Legal Case Summary
Ingram v Little [1961] 1 QB 31
Contract – Mistake – Mistake as to identity – Fraud – Voidable Contract
Facts
The Plaintiffs were joint owners of a car. A fraudster attempted to purchase the car by cheque, which they initially refused. He pretended to be a reputable business man and the Plaintiffs then accepted payment by cheque. The cheque dishonored the next day. By then, the fraudster had sold the car to the defendants who were the bona fide purchasers of the car. The Plaintiffs sought to recover the car or the value of the car from the defendants.
Issues
The issue here was whether the defendants could claim possessory title over the vehicle based on a contract made by mistaken identity.
Decision / Outcome
The Plaintiffs claim was successful. The court applied the general principle of the process of forming a binding contract to the current facts. Where an offeror makes an offer to the promisee, the offeror is making such an offer only with the person identified and no one else. The fraudster pretended to be a well known business man and that was the only reason why the Plaintiffs accepted payment by cheque, as initially they had refused. The contract for sale was therefore only made with the wealthy businessman and not the fraudster in his personal capacity. Thus, the fact that the fraudster used someone else’s identity to make the contract prevented a contract from being formed. It also prevented the possessory title from being passed to the fraudster and then on to the defendant.
Updated 19 March 2026
This case summary accurately states the facts, issues, and outcome of Ingram v Little [1961] 1 QB 31 as decided by the Court of Appeal. The legal principles described remain historically correct.

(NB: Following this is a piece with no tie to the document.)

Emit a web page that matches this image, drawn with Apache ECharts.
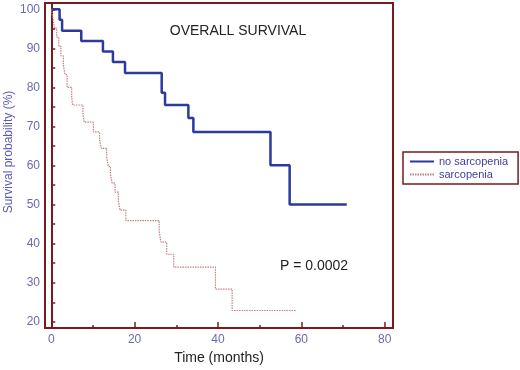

However, readers should be aware that the reasoning in Ingram v Little has been substantially doubted and effectively departed from by the House of Lords in Shogun Finance Ltd v Hudson [2003] UKHL 62, [2004] 1 AC 919, which is now the leading authority on mistake as to identity in contract law. The majority in Shogun Finance affirmed that where a contract is made in writing, identity is assessed objectively by reference to the written document, and a mistake as to identity can render a contract void. However, the House of Lords disapproved of parts of the reasoning in Ingram v Little and Lord Millett in dissent expressly argued that both Ingram v Little and Lewis v Averay [1972] 1 QB 198 were wrongly decided. The prevailing view following Shogun Finance is that where parties deal face to face, the law presumes a contract is made with the person physically present, making the contract voidable for fraud rather than void for mistake — a position consistent with the outcome in Lewis v Averay and difficult to reconcile with Ingram v Little. Students should treat Ingram v Little as an important case in the development of the law, but should study it alongside Shogun Finance Ltd v Hudson and Lewis v Averay to understand the current legal position.